There's just one problem: many of them will be setting off with insufficient travel insurance coverage.
Regardless of whether they're doing it knowingly or unknowingly, scores of winter sports enthusiasts depart from their home provinces every year in a state of dangerous susceptibility to uncovered insurance costs. Needless to say, this is not smart. Not even the most capable and confident of winter athletes should be underinsured.
Here's what you need to know to make sure that doesn't happen.
Regular travel insurance might not cut it
A family can all be traveling together to Switzerland over the winter break, taking the same flights and staying in the same hotels; but if some family members are skiing in the Alps and others are just getting cozy in the chalets, then they might need different insurance policies.
Travel insurance alone rarely covers heavy duty winter sports—beyond casual activities like tobogganing, skating, and perhaps even skiing and snowboarding—because the risks are so much greater than they are for ordinary travel activities. A lot of insurers designate things like bobsledding, ice climbing, luge, and snow kiting as adventure sports and require clients to purchase an optional package if they wish to take part in them. Skiing and snowboarding may or may not fit into that category, depending on the insurer.
If the insurer doesn't offer a separate package for adventure sports, at least make sure that the amount of medical coverage provided under the regular policy will be enough to cover steep hospital bills.
Be covered if you're going off the beaten track
Winter athletes such as skiers, snowboarders, and ice climbers will often have the opportunity to go off the beaten track when they take part in their pursuit. This might seem like a no-brainer in terms of having fun, but it shouldn't be taken lightly from an insurance perspective.
Exploring backcountry or unmarked areas tends to be strictly off-limits for travel insurance policies—or at least in a different class of policy than the ordinary activity would be. If this is something you want to take part in, double check that you can do so without upgrading.

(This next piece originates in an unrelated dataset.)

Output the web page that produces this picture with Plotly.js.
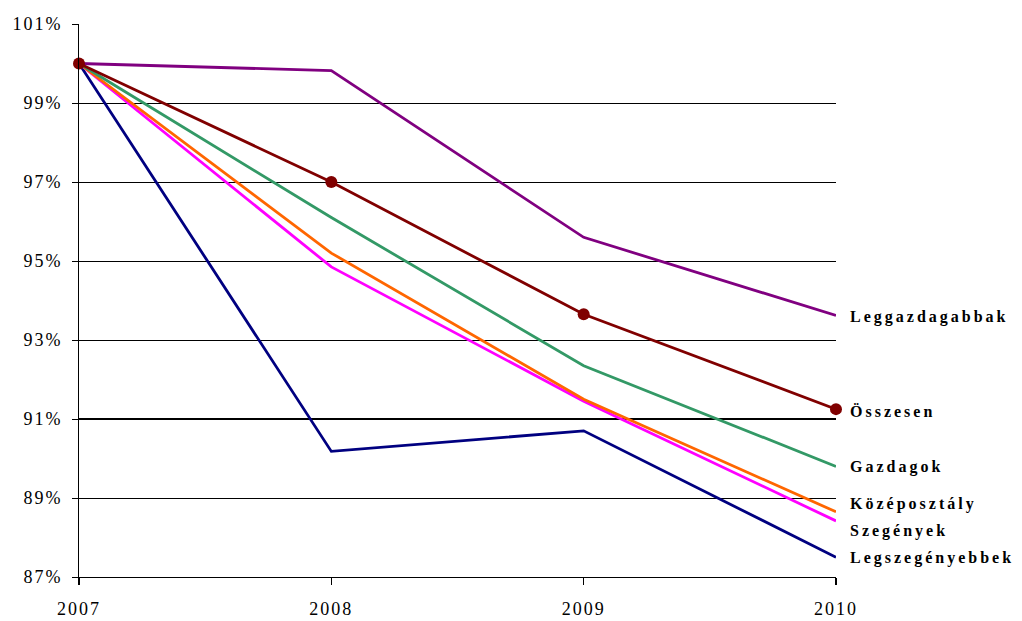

Traveling within Canada won't get you completely off the hook
Is traveling within Canada better for winter sports travel insurance from a pricing standpoint? Yes. Does it resolve you of all emergency medical coverage needs? It most definitely does not—especially if you are taking part in high-risk winter sports.
While Canada's Government Health Insurance Plans (e.g. OHIP) do allow inter-provincial travelers to receive limited medical coverage in different provinces, there are some notable exclusions to the level of coverage that gets dispensed. One of them is ambulance/heli-lift services, which could easily be necessary for someone who injures themselves doing winter sports.
So if you're trekking out from Eastern and Central Canada to pay Whistler or Banff a visit, remember to supplement your medical coverage entitlements with travel insurance.
Don't get intoxicated before taking part in winter sports
There's a reason they call it the après-ski and not the avant-ski.
Drinking alcohol and taking part in winter sports is a terrible idea. Not just because it increases your risk of injury, but because it could disqualify you from receiving coverage from travel insurance. Read the fine print of a policy and you'll probably find an exclusion for levels of intoxication that are over the legal limit.